THE REQUEST:
Reproduce the listing below exactly. Pictures do not belong in the copy.

----

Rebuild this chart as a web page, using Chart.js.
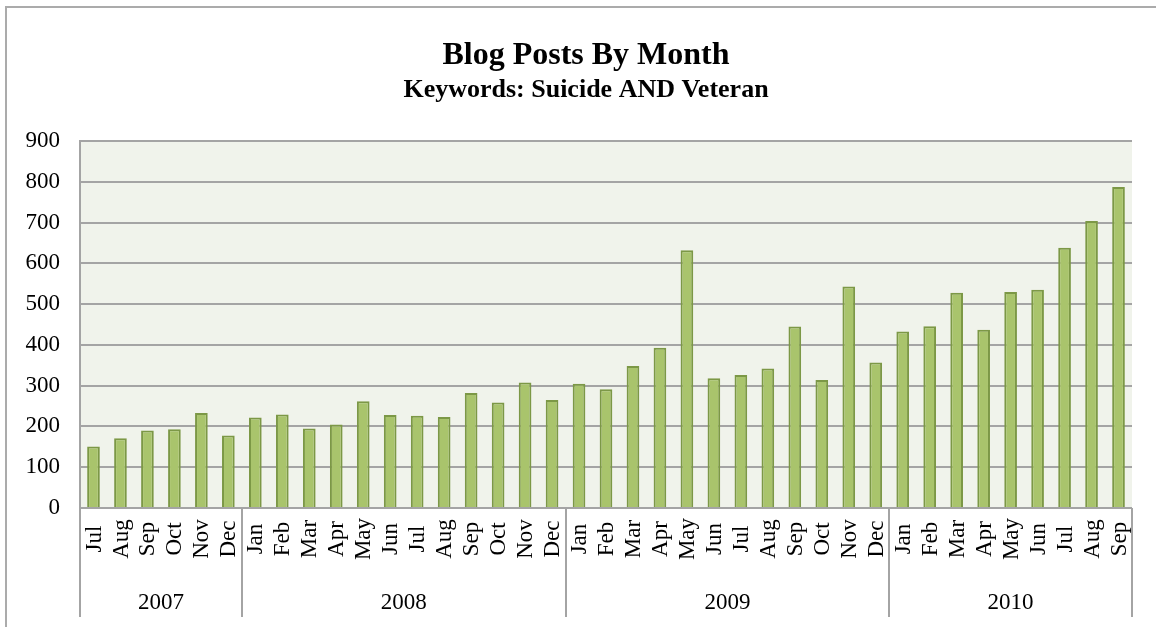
<!DOCTYPE html>
<html>
<head>
<meta charset="utf-8">
<title>Blog Posts By Month</title>
<script src="https://cdn.jsdelivr.net/npm/chart.js"></script>
<style>
    body {
        margin: 0;
        background: #ffffff;
        overflow: hidden;
    }
    #wrap {
        position: relative;
        width: 1156px;
        height: 627px;
    }
    #frame {
        position: absolute;
        left: 5px;
        top: 6px;
        width: 1200px;
        height: 700px;
        border-left: 2px solid #ababab;
        border-top: 2px solid #ababab;
    }
    #bar-chart {
        position: absolute;
        left: 0;
        top: 0;
    }
</style>
</head>
<body>
<div id="wrap">
    <div id="frame"></div>
    <canvas id="bar-chart" width="1156" height="627"></canvas>
</div>

<script>
// mesi e numero di post (lug 2007 - set 2010)
var months = [
    'Jul', 'Aug', 'Sep', 'Oct', 'Nov', 'Dec',
    'Jan', 'Feb', 'Mar', 'Apr', 'May', 'Jun', 'Jul', 'Aug', 'Sep', 'Oct', 'Nov', 'Dec',
    'Jan', 'Feb', 'Mar', 'Apr', 'May', 'Jun', 'Jul', 'Aug', 'Sep', 'Oct', 'Nov', 'Dec',
    'Jan', 'Feb', 'Mar', 'Apr', 'May', 'Jun', 'Jul', 'Aug', 'Sep'
];
var years = ['2007', '2008', '2009', '2010'];
var monthsPerYear = [6, 12, 12, 9];
var posts = [
    151, 171, 190, 193, 233, 178,
    222, 229, 195, 205, 262, 228, 226, 223, 282, 259, 308, 265,
    305, 291, 348, 393, 632, 318, 326, 342, 445, 314, 543, 357,
    433, 446, 528, 437, 530, 535, 638, 704, 787
];
var yTicks = [0, 100, 200, 300, 400, 500, 600, 700, 800, 900];

var chartTitle = 'Blog Posts By Month';
var chartSubtitle = 'Keywords: Suicide AND Veteran';

var serif = '"Liberation Serif", "Times New Roman", serif';
var gridColor = '#a4a4a4';

// sfondo dell'area del grafico
var plotBackground = {
    id: 'plotBackground',
    beforeDraw: function(chart) {
        var area = chart.chartArea;
        var ctx = chart.ctx;
        ctx.save();
        ctx.fillStyle = '#f0f3eb';
        ctx.fillRect(area.left, area.top, area.right - area.left, area.bottom - area.top);
        ctx.restore();
    }
};

// etichette mesi/anni sotto l'asse x + titoli
var groupedAxis = {
    id: 'groupedAxis',
    afterDraw: function(chart) {
        var ctx = chart.ctx;
        var xScale = chart.scales.x;
        var area = chart.chartArea;
        var step = (xScale.right - xScale.left) / months.length;

        ctx.save();
        ctx.fillStyle = '#000000';

        // mesi, ruotati
        ctx.font = '23px ' + serif;
        ctx.textAlign = 'center';
        ctx.textBaseline = 'middle';
        for (var i = 0; i < months.length; i++) {
            var x = xScale.getPixelForValue(i);
            ctx.save();
            ctx.translate(x + 1, area.bottom + 31);
            ctx.rotate(-Math.PI / 2);
            ctx.fillText(months[i], 0, 0);
            ctx.restore();
        }

        // separatori tra gli anni
        ctx.strokeStyle = gridColor;
        ctx.lineWidth = 2;
        var start = 0;
        var bounds = [0];
        for (var j = 0; j < monthsPerYear.length; j++) {
            start += monthsPerYear[j];
            bounds.push(start);
        }
        for (var k = 0; k < bounds.length; k++) {
            var bx = Math.round(xScale.left + bounds[k] * step);
            ctx.beginPath();
            ctx.moveTo(bx, area.bottom);
            ctx.lineTo(bx, area.bottom + 109);
            ctx.stroke();
        }

        // anni
        ctx.font = '23px ' + serif;
        for (var y = 0; y < years.length; y++) {
            var cx = xScale.left + (bounds[y] + bounds[y + 1]) / 2 * step;
            ctx.fillText(years[y], cx, area.bottom + 95);
        }

        // titolo e sottotitolo
        ctx.textBaseline = 'alphabetic';
        var tx = chart.width / 2 + 8;
        ctx.font = 'bold 32px ' + serif;
        ctx.fillText(chartTitle, tx, 64);
        ctx.font = 'bold 26px ' + serif;
        ctx.fillText(chartSubtitle, tx, 97);

        ctx.restore();
    }
};

function makeBarChart(labels, values) {
    var ctx = document.getElementById('bar-chart');
    var chart = new Chart(ctx, {

        type: 'bar',

        data: {
            labels: labels,
            datasets: [{
                label: 'Posts',
                data: values,
                backgroundColor: '#a9c46c',
                borderColor: '#7c9846',
                borderWidth: 2,
                barPercentage: 0.47,
                categoryPercentage: 1
            }]
        },

        options: {
            responsive: false,
            animation: false,
            layout: {
                padding: { top: 141, right: 24, bottom: 0, left: 0 }
            },
            plugins: {
                legend: { display: false },
                title: { display: false },
                tooltip: { enabled: false }
            },
            scales: {
                x: {
                    grid: { display: false },
                    border: { display: false },
                    ticks: { display: false },
                    afterFit: function(scale) {
                        scale.height = 119;
                    }
                },
                y: {
                    min: yTicks[0],
                    max: yTicks[yTicks.length - 1],
                    afterBuildTicks: function(scale) {
                        scale.ticks = yTicks.map(function(v) { return { value: v }; });
                    },
                    ticks: {
                        color: '#000000',
                        padding: 20,
                        font: { family: serif, size: 23 }
                    },
                    grid: {
                        color: gridColor,
                        lineWidth: 2,
                        drawTicks: false
                    },
                    border: {
                        color: gridColor,
                        width: 2
                    },
                    afterFit: function(scale) {
                        scale.width = 80;
                    }
                }
            }
        },
        plugins: [plotBackground, groupedAxis]
    });
    return chart;
}

makeBarChart(months, posts);
</script>
</body>
</html>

----

WRITTEN RESPONSE:
Rebuild this chart as a web page, using Chart.js.
<!DOCTYPE html>
<html>
<head>
<meta charset="utf-8">
<title>Blog Posts By Month</title>
<script src="https://cdn.jsdelivr.net/npm/chart.js"></script>
<style>
    body {
        margin: 0;
        background: #ffffff;
        overflow: hidden;
    }
    #wrap {
        position: relative;
        width: 1156px;
        height: 627px;
    }
    #frame {
        position: absolute;
        left: 5px;
        top: 6px;
        width: 1200px;
        height: 700px;
        border-left: 2px solid #ababab;
        border-top: 2px solid #ababab;
    }
    #bar-chart {
        position: absolute;
        left: 0;
        top: 0;
    }
</style>
</head>
<body>
<div id="wrap">
    <div id="frame"></div>
    <canvas id="bar-chart" width="1156" height="627"></canvas>
</div>

<script>
// mesi e numero di post (lug 2007 - set 2010)
var months = [
    'Jul', 'Aug', 'Sep', 'Oct', 'Nov', 'Dec',
    'Jan', 'Feb', 'Mar', 'Apr', 'May', 'Jun', 'Jul', 'Aug', 'Sep', 'Oct', 'Nov', 'Dec',
    'Jan', 'Feb', 'Mar', 'Apr', 'May', 'Jun', 'Jul', 'Aug', 'Sep', 'Oct', 'Nov', 'Dec',
    'Jan', 'Feb', 'Mar', 'Apr', 'May', 'Jun', 'Jul', 'Aug', 'Sep'
];
var years = ['2007', '2008', '2009', '2010'];
var monthsPerYear = [6, 12, 12, 9];
var posts = [
    151, 171, 190, 193, 233, 178,
    222, 229, 195, 205, 262, 228, 226, 223, 282, 259, 308, 265,
    305, 291, 348, 393, 632, 318, 326, 342, 445, 314, 543, 357,
    433, 446, 528, 437, 530, 535, 638, 704, 787
];
var yTicks = [0, 100, 200, 300, 400, 500, 600, 700, 800, 900];

var chartTitle = 'Blog Posts By Month';
var chartSubtitle = 'Keywords: Suicide AND Veteran';

var serif = '"Liberation Serif", "Times New Roman", serif';
var gridColor = '#a4a4a4';

// sfondo dell'area del grafico
var plotBackground = {
    id: 'plotBackground',
    beforeDraw: function(chart) {
        var area = chart.chartArea;
        var ctx = chart.ctx;
        ctx.save();
        ctx.fillStyle = '#f0f3eb';
        ctx.fillRect(area.left, area.top, area.right - area.left, area.bottom - area.top);
        ctx.restore();
    }
};

// etichette mesi/anni sotto l'asse x + titoli
var groupedAxis = {
    id: 'groupedAxis',
    afterDraw: function(chart) {
        var ctx = chart.ctx;
        var xScale = chart.scales.x;
        var area = chart.chartArea;
        var step = (xScale.right - xScale.left) / months.length;

        ctx.save();
        ctx.fillStyle = '#000000';

        // mesi, ruotati
        ctx.font = '23px ' + serif;
        ctx.textAlign = 'center';
        ctx.textBaseline = 'middle';
        for (var i = 0; i < months.length; i++) {
            var x = xScale.getPixelForValue(i);
            ctx.save();
            ctx.translate(x + 1, area.bottom + 31);
            ctx.rotate(-Math.PI / 2);
            ctx.fillText(months[i], 0, 0);
            ctx.restore();
        }

        // separatori tra gli anni
        ctx.strokeStyle = gridColor;
        ctx.lineWidth = 2;
        var start = 0;
        var bounds = [0];
        for (var j = 0; j < monthsPerYear.length; j++) {
            start += monthsPerYear[j];
            bounds.push(start);
        }
        for (var k = 0; k < bounds.length; k++) {
            var bx = Math.round(xScale.left + bounds[k] * step);
            ctx.beginPath();
            ctx.moveTo(bx, area.bottom);
            ctx.lineTo(bx, area.bottom + 109);
            ctx.stroke();
        }

        // anni
        ctx.font = '23px ' + serif;
        for (var y = 0; y < years.length; y++) {
            var cx = xScale.left + (bounds[y] + bounds[y + 1]) / 2 * step;
            ctx.fillText(years[y], cx, area.bottom + 95);
        }

        // titolo e sottotitolo
        ctx.textBaseline = 'alphabetic';
        var tx = chart.width / 2 + 8;
        ctx.font = 'bold 32px ' + serif;
        ctx.fillText(chartTitle, tx, 64);
        ctx.font = 'bold 26px ' + serif;
        ctx.fillText(chartSubtitle, tx, 97);

        ctx.restore();
    }
};

function makeBarChart(labels, values) {
    var ctx = document.getElementById('bar-chart');
    var chart = new Chart(ctx, {

        type: 'bar',

        data: {
            labels: labels,
            datasets: [{
                label: 'Posts',
                data: values,
                backgroundColor: '#a9c46c',
                borderColor: '#7c9846',
                borderWidth: 2,
                barPercentage: 0.47,
                categoryPercentage: 1
            }]
        },

        options: {
            responsive: false,
            animation: false,
            layout: {
                padding: { top: 141, right: 24, bottom: 0, left: 0 }
            },
            plugins: {
                legend: { display: false },
                title: { display: false },
                tooltip: { enabled: false }
            },
            scales: {
                x: {
                    grid: { display: false },
                    border: { display: false },
                    ticks: { display: false },
                    afterFit: function(scale) {
                        scale.height = 119;
                    }
                },
                y: {
                    min: yTicks[0],
                    max: yTicks[yTicks.length - 1],
                    afterBuildTicks: function(scale) {
                        scale.ticks = yTicks.map(function(v) { return { value: v }; });
                    },
                    ticks: {
                        color: '#000000',
                        padding: 20,
                        font: { family: serif, size: 23 }
                    },
                    grid: {
                        color: gridColor,
                        lineWidth: 2,
                        drawTicks: false
                    },
                    border: {
                        color: gridColor,
                        width: 2
                    },
                    afterFit: function(scale) {
                        scale.width = 80;
                    }
                }
            }
        },
        plugins: [plotBackground, groupedAxis]
    });
    return chart;
}

makeBarChart(months, posts);
</script>
</body>
</html>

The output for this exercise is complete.